No, it's not that easy. You need every view before to not include it,
and every view afterwards to include it.
> There are even some systems where ++ is atomic (yes, even if multicore)
> and you don't need the mutex.
That's cheap - making sure you never return these out of order is not.
> The real issue is MULTIAPPEND and its interaction with UIDPLUS.
> Fortunately, you don't have to assign UIDs as messages are uploaded; you
> can defer that until the uploads are completed. Since you now know how
> many messages you are adding, you can claim an entire range of GUIDs via
> <acquire guid mutex>
> guid = lastguid += nappends;
> <release guid mutex>
> Then assign the already-claimed GUIDs at leisure while checking in the
> append.
Only by blocking all reads while this is happening.
> Of course, the appended mailbox needs to be mutexed over all of this, but
> that's less overall concern than the global mutex.

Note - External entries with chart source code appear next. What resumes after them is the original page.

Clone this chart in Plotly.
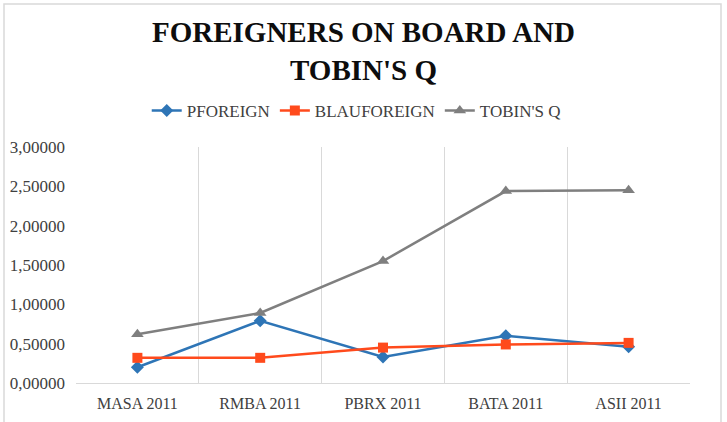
import plotly.graph_objects as go

categories = ["MASA 2011", "RMBA 2011", "PBRX 2011", "BATA 2011", "ASII 2011"]
pforeign = [0.20, 0.79, 0.33, 0.60, 0.46]
blauforeign = [0.32, 0.32, 0.45, 0.49, 0.51]
tobins_q = [0.62, 0.89, 1.55, 2.44, 2.45]
y_ticks = [0, 0.5, 1.0, 1.5, 2.0, 2.5, 3.0]

W, H = 727, 422
L, R, T, B = 76, 37, 147, 39
pw, ph = W - L - R, H - T - B

fig = go.Figure()
fig.add_trace(go.Scatter(x=categories, y=pforeign, name="PFOREIGN", mode="lines+markers",
                         line=dict(color="#2E75B6", width=2.5),
                         marker=dict(symbol="diamond", size=10, color="#2E75B6")))
fig.add_trace(go.Scatter(x=categories, y=blauforeign, name="BLAUFOREIGN", mode="lines+markers",
                         line=dict(color="#FF4A1C", width=2.5),
                         marker=dict(symbol="square", size=10, color="#FF4A1C")))
fig.add_trace(go.Scatter(x=categories, y=tobins_q, name="TOBIN'S Q", mode="lines+markers",
                         line=dict(color="#7F7F7F", width=2.5),
                         marker=dict(symbol="triangle-up", size=11, color="#7F7F7F")))

def px_x(p):
    return (p - L) / pw

def px_y(p):
    return (H - B - p) / ph

fig.add_shape(type="rect", xref="paper", yref="paper",
              x0=px_x(4), x1=px_x(721), y0=px_y(432), y1=px_y(4),
              line=dict(color="#D9D9D9", width=1.5), layer="below")

fig.update_layout(
    width=W, height=H,
    margin=dict(l=L, r=R, t=T, b=B, autoexpand=False),
    paper_bgcolor="white", plot_bgcolor="white",
    separators=",.",
    font=dict(family="Liberation Serif", color="#404040"),
    title=dict(text="<b>FOREIGNERS ON BOARD AND<br>TOBIN'S Q</b>",
               x=0.5, xref="container", xanchor="center",
               y=1 - 42 / H, yref="container", yanchor="top",
               font=dict(family="Liberation Serif", size=29, color="#0D0D0D")),
    legend=dict(orientation="h", x=0.49, xref="container", xanchor="center",
                y=1 - 111 / H, yref="container", yanchor="middle",
                font=dict(family="Liberation Serif", size=17, color="#404040"),
                itemwidth=30, tracegroupgap=0),
    showlegend=True,
)
fig.update_xaxes(type="category", range=[-0.5, 4.5], tickson="boundaries",
                 showgrid=True, gridcolor="#D9D9D9", gridwidth=1,
                 showline=True, linecolor="#D9D9D9", linewidth=1,
                 ticks="", ticklabelstandoff=6, automargin=False,
                 tickfont=dict(family="Liberation Serif", size=16, color="#404040"),
                 zeroline=False)
fig.update_yaxes(range=[0, 3.0], tickvals=y_ticks, tickformat=".5f",
                 showgrid=False, zeroline=False, showline=False, ticks="",
                 ticklabelstandoff=10, automargin=False,
                 tickfont=dict(family="Liberation Serif", size=17, color="#404040"))

fig.write_html("out.html")
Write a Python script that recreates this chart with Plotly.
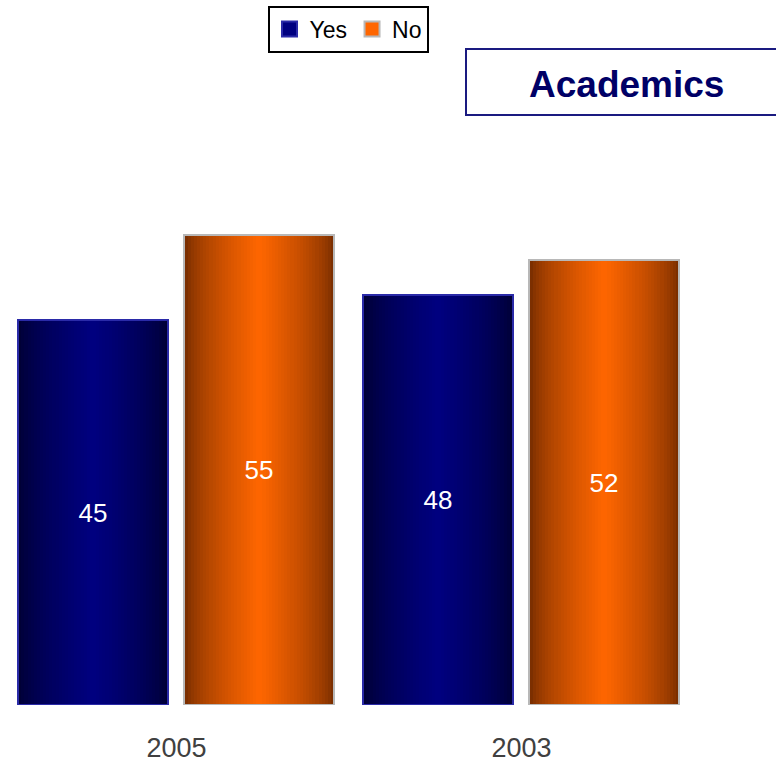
import plotly.graph_objects as go

# ---- data ----
categories = ["2005", "2003"]
yes_values = [45, 48]
no_values = [55, 52]
series_names = ["Yes", "No"]
title_text = "Academics"

# ---- styling ----
N_STRIPS = 48
BAR_W = 0.434
OFFSETS = {"Yes": -0.459, "No": 0.023}
EDGE = {"Yes": (0, 0, 0x30), "No": (0x70, 0x2a, 0x00)}
CENTER = {"Yes": (0, 0, 0x80), "No": (0xff, 0x66, 0x00)}
OUTLINE = {"Yes": "#2a2aa8", "No": "#b8b8b8"}
SWATCH = {"Yes": "#000080", "No": "#ff6600"}

xpos = list(range(len(categories)))


def mix(a, b, f):
    return "rgb(%d,%d,%d)" % tuple(round(a[i] + (b[i] - a[i]) * f) for i in range(3))


fig = go.Figure()

for name, vals in zip(series_names, [yes_values, no_values]):
    xs, ys, offs, widths, cols = [], [], [], [], []
    sw = BAR_W / N_STRIPS
    for xi, v in zip(xpos, vals):
        for k in range(N_STRIPS):
            t = (k + 0.5) / N_STRIPS
            f = (1 - abs(2 * t - 1)) ** 0.65
            xs.append(xi)
            ys.append(v)
            offs.append(OFFSETS[name] + k * sw)
            widths.append(sw * 1.02)
            cols.append(mix(EDGE[name], CENTER[name], f))
    fig.add_trace(go.Bar(
        x=xs, y=ys, offset=offs, width=widths,
        marker=dict(color=cols, line=dict(width=0)),
        showlegend=False, hoverinfo="skip",
    ))
    # outline + label
    fig.add_trace(go.Bar(
        x=xpos, y=vals, offset=OFFSETS[name], width=BAR_W,
        marker=dict(color="rgba(0,0,0,0)", line=dict(color=OUTLINE[name], width=2)),
        text=[str(v) for v in vals], textposition="inside",
        insidetextanchor="middle", constraintext="none",
        textfont=dict(color="white", size=26, family="Liberation Sans"),
        showlegend=False, hoverinfo="skip",
    ))

# legend entries
for name in series_names:
    fig.add_trace(go.Scatter(
        x=[None], y=[None], name=name, mode="markers",
        marker=dict(symbol="square", size=15, color=SWATCH[name],
                    line=dict(color=OUTLINE[name], width=2)),
    ))

L, R, T, B = 4, 82, 192, 61
W, H = 776, 766
pw, ph = W - L - R, H - T - B


def px_to_paper_x(px):
    return (px - L) / pw


def px_to_paper_y(py):
    return (H - B - py) / ph


fig.add_shape(type="rect", xref="paper", yref="paper",
              x0=px_to_paper_x(466), x1=px_to_paper_x(790),
              y0=px_to_paper_y(115), y1=px_to_paper_y(49),
              line=dict(color="#1a1a80", width=2), fillcolor="white")
fig.add_annotation(xref="paper", yref="paper",
                   x=px_to_paper_x(626), y=px_to_paper_y(84),
                   text="<b>%s</b>" % title_text, showarrow=False,
                   font=dict(family="Liberation Sans", size=37, color="#000066"),
                   xanchor="center", yanchor="middle")

fig.update_layout(
    width=W, height=H,
    margin=dict(l=L, r=R, t=T, b=B, pad=0),
    barmode="overlay",
    plot_bgcolor="white", paper_bgcolor="white",
    xaxis=dict(range=[-0.5, 1.5], tickvals=xpos, ticktext=categories,
               showgrid=False, zeroline=False, showline=False, ticks="",
               tickfont=dict(family="Liberation Sans", size=27, color="#404040"),
               ticklabelstandoff=24, fixedrange=True),
    yaxis=dict(range=[0, 60], visible=False, fixedrange=True),
    legend=dict(orientation="h", xref="container", yref="container",
                x=348 / W, y=1 - 29 / H, xanchor="center", yanchor="middle",
                bordercolor="black", borderwidth=2, bgcolor="white",
                font=dict(family="Liberation Sans", size=23, color="black"),
                itemwidth=30, tracegroupgap=0, itemsizing="trace"),
    showlegend=True,
    bargap=0,
)

fig.write_html("out.html", config={"displayModeBar": False},
               post_script="document.body.style.margin='0';document.body.style.overflow='hidden';")
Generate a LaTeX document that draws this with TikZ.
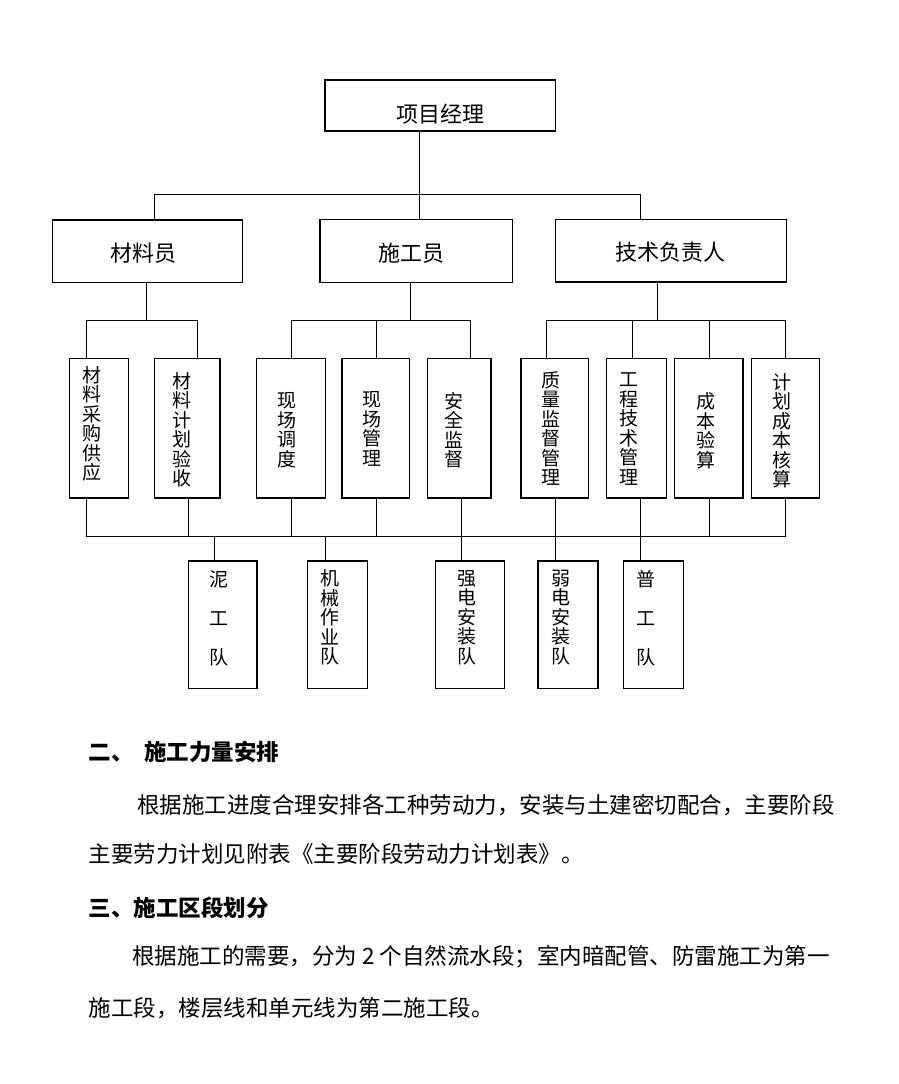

The appended ID scope, if we're using keyword/flags instead of folders, yes.
> >Which no longer have the strict ascendency property, rendering it somewhat
> >worthless.
>
> The purpose of strict ascendency is for synchronization. Because these are
> multiple views on a single object, you don't need that at the level of a
> view.
This is valuable purely for a client that does a full synchronisation. For
something which uses MIDs (which only have value within a held TCP connection)
> A view should compromise either on ascendency or on prohibition of insert.
> I would do the compromise on prohibition of insert, which already happens
> if you have a view that focuses on a keywords.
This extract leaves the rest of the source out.